The Rosie '22 rover uses multiple USB cameras for every mission. The USB Cameras are connected straight into the Jetson via USB (the Jetson does not have that many USB ports so we use a USB Hub too). The Jetson views these cameras as /dev/video* depending on the order they are read into the system (e.g. /dev/video0 or /dev/video6). We have up to 8 devices connected at the same time so we cycle through these cameras and stream the desired cameras only when we need to.
The camera program running on the Jetson takes in requests of which cameras to stream and then publishes it to specific endpoints. An endpoint consists of an IP and a port. The IP is either the base station laptop, or the alternate laptop which is used only during the science mission. We stream up to 2 streams per laptop at once. Because of bandwidth issues, we choose to stream a specific number of cameras at maximum at a specific resolution quality. The number of cameras and the resolution quality is changed depending on the mission.
Our program streams the cameras to a specific stream using a library called jetson-utils, which uses GStreamer. Our base station laptops listen to the streams using GStreamer in the command line. When the base station laptop listens to the stream at a particular endpoint and the Jetson is streaming camera feed to that specific endpoint, a screen will pop-up on the laptop. The people operating the base station may choose to turn off the streams whenever or switch to alternate camera views.
See the picture below for a block diagram of the camera system.
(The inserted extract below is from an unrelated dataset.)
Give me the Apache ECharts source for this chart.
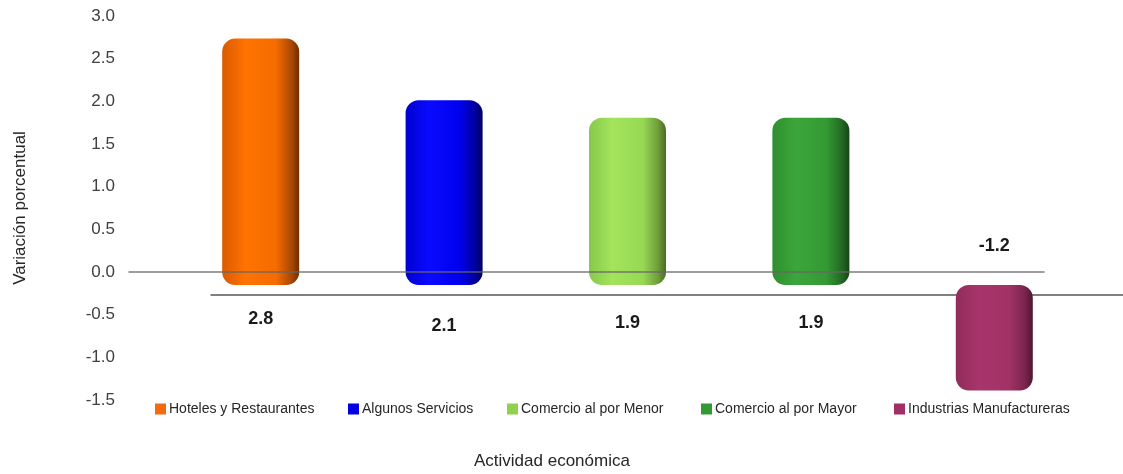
<!DOCTYPE html>
<html>
<head>
<meta charset="utf-8">
<script src="https://cdn.jsdelivr.net/npm/echarts@6/dist/echarts.min.js"></script>
<style>
html,body{margin:0;padding:0;background:#fff;}
#chart{width:1123px;height:474px;}
</style>
</head>
<body>
<div id="chart"></div>
<script>
const categories = ['Hoteles y Restaurantes', 'Algunos Servicios', 'Comercio al por Menor', 'Comercio al por Mayor', 'Industrias Manufactureras'];
const values = [2.8, 2.1, 1.9, 1.9, -1.2];
const yTicks = { min: -1.5, max: 3.0, interval: 0.5 };
const yAxisTitle = 'Variación porcentual';
const xAxisTitle = 'Actividad económica';

const palettes = [
  ['#D95A00', '#FF7300', '#F56C00', '#A94800', '#6E2E00'],
  ['#0000D0', '#0a0aff', '#0000EE', '#0000A0', '#000060'],
  ['#86C94A', '#A3E45C', '#98D954', '#6E9C3A', '#4A6A26'],
  ['#2F8F2F', '#3BA63B', '#349A34', '#226A22', '#154515'],
  ['#912C5B', '#A8356B', '#A03266', '#7A244D', '#4E1631']
];
const legendColors = ['#F26B0F', '#0000E0', '#8FD14F', '#339933', '#A12E65'];
const labelDist = [25, 32, 29, 29, 30];
const legendLeft = [155, 348, 507, 701, 894];
const FONT = 'Liberation Sans, Arial, sans-serif';

function grad(p) {
  return new echarts.graphic.LinearGradient(0, 0, 1, 0, [
    { offset: 0, color: p[0] },
    { offset: 0.3, color: p[1] },
    { offset: 0.7, color: p[2] },
    { offset: 0.9, color: p[3] },
    { offset: 1, color: p[4] }
  ]);
}

const chart = echarts.init(document.getElementById('chart'));

const series = categories.map((name, i) => ({
  name: name,
  type: 'bar',
  stack: 'all',
  xAxisIndex: 1,
  yAxisIndex: 1,
  barWidth: 77,
  z: 3,
  data: values.map((v, j) => (j === i ? v : '-')),
  itemStyle: {
    color: grad(palettes[i]),
    borderRadius: 13
  },
  label: {
    show: true,
    position: values[i] >= 0 ? 'bottom' : 'top',
    distance: labelDist[i],
    fontFamily: FONT,
    fontSize: 18,
    fontWeight: 'bold',
    color: '#1a1a1a',
    formatter: p => Number(p.value).toFixed(1)
  }
}));

// floor line (behind bars)
series.push({
  type: 'line', xAxisIndex: 2, yAxisIndex: 2, data: [], silent: true
});

const legends = categories.map((name, i) => ({
  data: [{ name: name, itemStyle: { color: legendColors[i] } }],
  left: legendLeft[i],
  top: 402,
  padding: 0,
  itemWidth: 11,
  itemHeight: 11,
  itemGap: 0,
  icon: 'rect',
  selectedMode: false,
  textStyle: {
    fontFamily: FONT,
    fontSize: 14,
    color: '#262626',
    padding: [0, 0, 0, -2]
  }
}));

chart.setOption({
  animation: false,
  backgroundColor: '#ffffff',
  title: {
    text: xAxisTitle,
    left: 474,
    top: 453,
    padding: 0,
    textStyle: {
      fontFamily: FONT,
      fontSize: 17,
      fontWeight: 'normal',
      color: '#262626'
    }
  },
  legend: legends,
  grid: [
    { left: 129, right: 79, top: 16, bottom: 74 },
    { left: 169, right: 37, top: 21, bottom: 57 },
    { left: 211, right: 0, top: 39, bottom: 51 }
  ],
  xAxis: [
    {
      gridIndex: 0, type: 'category', data: categories, z: 10,
      axisLine: { show: true, onZero: true, lineStyle: { color: '#666666', width: 1.5, opacity: 0.85 } },
      axisTick: { show: false }, axisLabel: { show: false }, splitLine: { show: false }
    },
    {
      gridIndex: 1, type: 'category', data: categories,
      axisLine: { show: false }, axisTick: { show: false }, axisLabel: { show: false }, splitLine: { show: false }
    },
    {
      gridIndex: 2, type: 'category', data: categories, z: 0,
      axisLine: { show: true, onZero: true, lineStyle: { color: '#555555', width: 1.5 } },
      axisTick: { show: false }, axisLabel: { show: false }, splitLine: { show: false }
    }
  ],
  yAxis: [
    {
      gridIndex: 0, type: 'value', min: yTicks.min, max: yTicks.max, interval: yTicks.interval,
      name: yAxisTitle, nameLocation: 'middle', nameGap: 100, nameRotate: 90,
      nameTextStyle: { fontFamily: FONT, fontSize: 17, color: '#262626' },
      axisLine: { show: false }, axisTick: { show: false }, splitLine: { show: false },
      axisLabel: {
        margin: 14,
        fontFamily: FONT, fontSize: 17, color: '#404040',
        formatter: v => v.toFixed(1)
      }
    },
    {
      gridIndex: 1, type: 'value', min: yTicks.min, max: yTicks.max, interval: yTicks.interval,
      axisLine: { show: false }, axisTick: { show: false }, splitLine: { show: false }, axisLabel: { show: false }
    },
    {
      gridIndex: 2, type: 'value', min: yTicks.min, max: yTicks.max, interval: yTicks.interval,
      axisLine: { show: false }, axisTick: { show: false }, splitLine: { show: false }, axisLabel: { show: false }
    }
  ],
  series: series
});
</script>
</body>
</html>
STM32401RE, Raman, Raman laser, and TCD1304 Linear CCD
The Raman spectrometer is used during the science mission to detect kerogens and carotenoids. The CCD is a sensor and is the portion of the Raman setup that collects light, working together with the Raman laser. The CCD is connected to the STM32F401RE Nucleo. The Nucleo is connected to the Jetson via USB. The Jetson script forwards data from the Nucleo directly to the base station using socat such that the data can be accessed on the base station via the Raman gui (pyCCDGUI).